• _Data records_:
>>
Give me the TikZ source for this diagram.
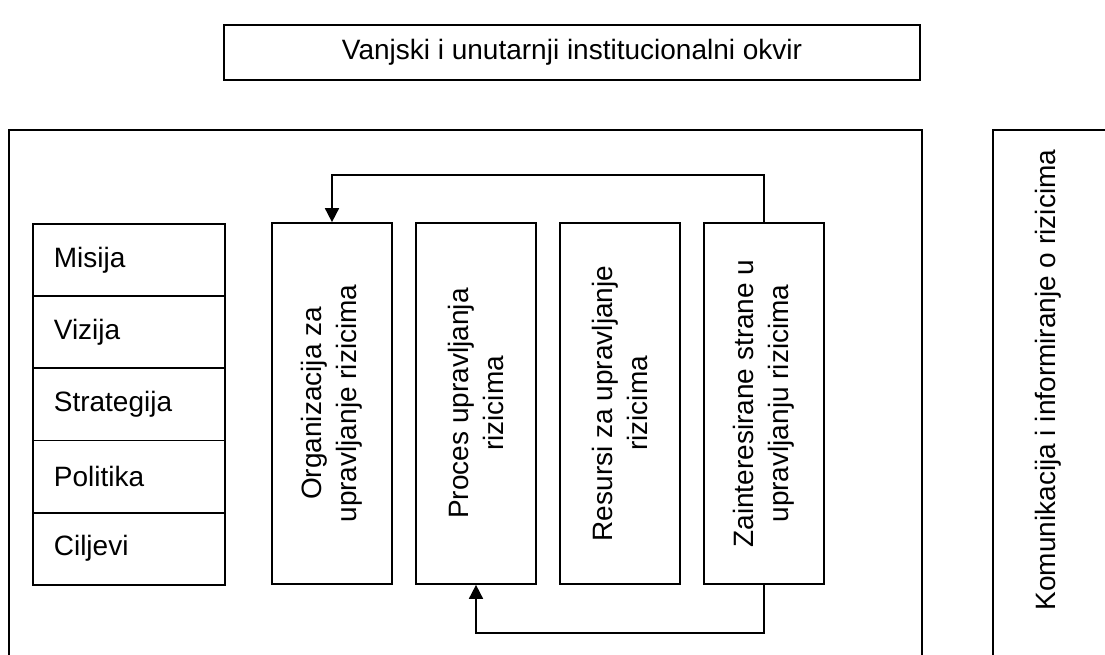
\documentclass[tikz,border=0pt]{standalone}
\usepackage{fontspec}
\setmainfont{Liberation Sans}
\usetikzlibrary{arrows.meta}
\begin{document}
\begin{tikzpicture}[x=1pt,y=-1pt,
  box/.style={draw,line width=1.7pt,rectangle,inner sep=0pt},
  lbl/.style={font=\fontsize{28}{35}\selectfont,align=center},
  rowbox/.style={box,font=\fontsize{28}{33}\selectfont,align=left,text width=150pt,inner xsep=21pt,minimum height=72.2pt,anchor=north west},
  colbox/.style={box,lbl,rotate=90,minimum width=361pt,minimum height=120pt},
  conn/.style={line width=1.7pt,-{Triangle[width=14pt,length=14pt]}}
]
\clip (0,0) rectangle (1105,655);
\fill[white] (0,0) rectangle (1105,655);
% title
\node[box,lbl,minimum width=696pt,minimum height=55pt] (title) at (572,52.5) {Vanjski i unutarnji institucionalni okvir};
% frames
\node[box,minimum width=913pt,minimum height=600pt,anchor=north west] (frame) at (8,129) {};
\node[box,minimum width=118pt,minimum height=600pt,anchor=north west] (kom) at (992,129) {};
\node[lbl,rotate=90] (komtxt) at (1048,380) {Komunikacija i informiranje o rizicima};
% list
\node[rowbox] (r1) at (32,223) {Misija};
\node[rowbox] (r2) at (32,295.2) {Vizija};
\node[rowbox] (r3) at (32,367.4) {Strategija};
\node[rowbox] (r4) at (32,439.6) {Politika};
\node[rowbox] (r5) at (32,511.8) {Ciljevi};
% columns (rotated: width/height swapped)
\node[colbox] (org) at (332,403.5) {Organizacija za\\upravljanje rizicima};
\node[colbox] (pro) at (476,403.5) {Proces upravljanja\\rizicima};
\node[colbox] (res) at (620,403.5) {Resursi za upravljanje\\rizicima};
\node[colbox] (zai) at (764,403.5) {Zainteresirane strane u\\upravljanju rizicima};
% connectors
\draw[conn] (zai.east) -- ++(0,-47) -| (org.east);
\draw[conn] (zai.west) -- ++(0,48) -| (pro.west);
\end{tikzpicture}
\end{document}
<<
>>
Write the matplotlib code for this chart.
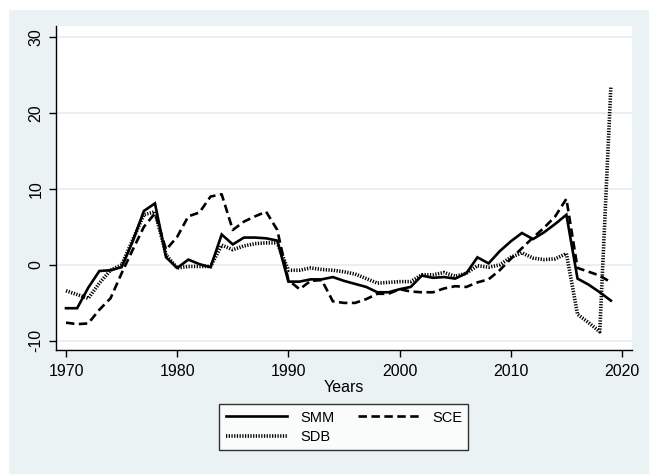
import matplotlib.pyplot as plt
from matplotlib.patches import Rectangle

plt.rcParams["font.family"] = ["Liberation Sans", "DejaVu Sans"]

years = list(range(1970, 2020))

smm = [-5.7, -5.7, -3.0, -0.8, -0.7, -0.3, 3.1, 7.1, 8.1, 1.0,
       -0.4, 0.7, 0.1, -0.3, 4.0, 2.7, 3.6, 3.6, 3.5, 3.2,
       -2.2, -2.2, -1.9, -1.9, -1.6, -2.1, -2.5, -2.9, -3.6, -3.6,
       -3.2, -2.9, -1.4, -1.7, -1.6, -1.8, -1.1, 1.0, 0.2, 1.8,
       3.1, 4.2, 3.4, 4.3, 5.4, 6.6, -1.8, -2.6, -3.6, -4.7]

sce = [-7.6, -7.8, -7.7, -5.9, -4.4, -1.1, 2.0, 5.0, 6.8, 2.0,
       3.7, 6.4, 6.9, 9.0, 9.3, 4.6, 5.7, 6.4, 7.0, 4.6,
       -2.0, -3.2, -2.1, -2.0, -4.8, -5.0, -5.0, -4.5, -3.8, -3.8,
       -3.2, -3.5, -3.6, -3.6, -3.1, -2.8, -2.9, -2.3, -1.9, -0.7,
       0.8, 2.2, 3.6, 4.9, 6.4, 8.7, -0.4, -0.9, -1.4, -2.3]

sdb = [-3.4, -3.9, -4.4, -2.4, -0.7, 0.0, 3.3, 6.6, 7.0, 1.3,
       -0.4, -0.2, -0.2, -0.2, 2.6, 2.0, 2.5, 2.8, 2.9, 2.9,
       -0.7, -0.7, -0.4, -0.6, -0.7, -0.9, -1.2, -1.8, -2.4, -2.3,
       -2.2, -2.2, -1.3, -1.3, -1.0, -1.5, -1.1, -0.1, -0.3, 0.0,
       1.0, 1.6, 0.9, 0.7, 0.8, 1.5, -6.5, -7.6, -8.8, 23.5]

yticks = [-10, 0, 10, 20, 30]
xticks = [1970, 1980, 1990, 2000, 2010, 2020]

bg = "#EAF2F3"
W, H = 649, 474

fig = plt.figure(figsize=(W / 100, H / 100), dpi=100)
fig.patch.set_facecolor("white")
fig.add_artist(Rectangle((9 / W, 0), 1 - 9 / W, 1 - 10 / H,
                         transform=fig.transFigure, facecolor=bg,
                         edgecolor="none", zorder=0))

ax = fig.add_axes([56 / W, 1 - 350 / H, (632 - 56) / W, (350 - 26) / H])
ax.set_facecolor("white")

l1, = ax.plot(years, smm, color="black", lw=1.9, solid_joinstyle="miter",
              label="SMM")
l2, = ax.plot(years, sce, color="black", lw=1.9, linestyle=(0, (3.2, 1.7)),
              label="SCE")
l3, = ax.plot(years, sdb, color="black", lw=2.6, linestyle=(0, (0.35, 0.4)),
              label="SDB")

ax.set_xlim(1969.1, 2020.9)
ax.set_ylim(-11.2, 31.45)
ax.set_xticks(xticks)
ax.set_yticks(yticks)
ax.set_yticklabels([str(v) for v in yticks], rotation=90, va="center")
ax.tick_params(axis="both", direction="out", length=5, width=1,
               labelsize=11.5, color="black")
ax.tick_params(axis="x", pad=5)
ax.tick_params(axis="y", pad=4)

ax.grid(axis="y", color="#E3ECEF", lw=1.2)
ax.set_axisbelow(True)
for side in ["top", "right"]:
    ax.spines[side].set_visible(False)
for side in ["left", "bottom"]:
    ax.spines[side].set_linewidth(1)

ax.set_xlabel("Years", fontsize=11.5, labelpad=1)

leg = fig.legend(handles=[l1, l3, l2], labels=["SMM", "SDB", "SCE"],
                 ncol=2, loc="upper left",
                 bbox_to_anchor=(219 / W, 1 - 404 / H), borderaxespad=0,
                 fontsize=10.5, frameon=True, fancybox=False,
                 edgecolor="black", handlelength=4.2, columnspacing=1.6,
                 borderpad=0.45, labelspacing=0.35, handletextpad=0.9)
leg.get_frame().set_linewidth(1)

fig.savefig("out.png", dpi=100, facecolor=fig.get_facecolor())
<<
>>
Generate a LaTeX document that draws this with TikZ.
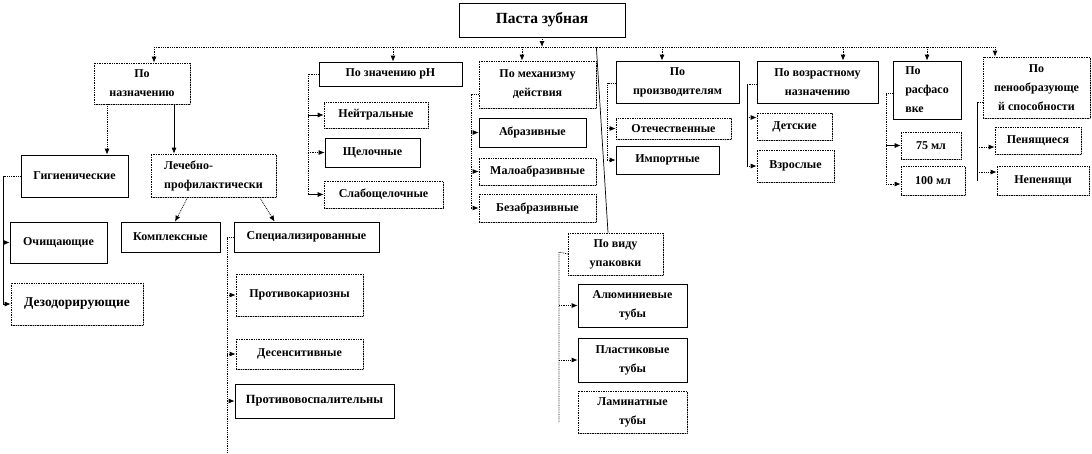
<<
Set down, word for word, the lines from the one holding "Write the matplotlib code for this chart." through the one holding "years = list(range(1970, 2020))". Skip the pictures.

Write the matplotlib code for this chart.
import matplotlib.pyplot as plt
from matplotlib.patches import Rectangle

plt.rcParams["font.family"] = ["Liberation Sans", "DejaVu Sans"]

years = list(range(1970, 2020))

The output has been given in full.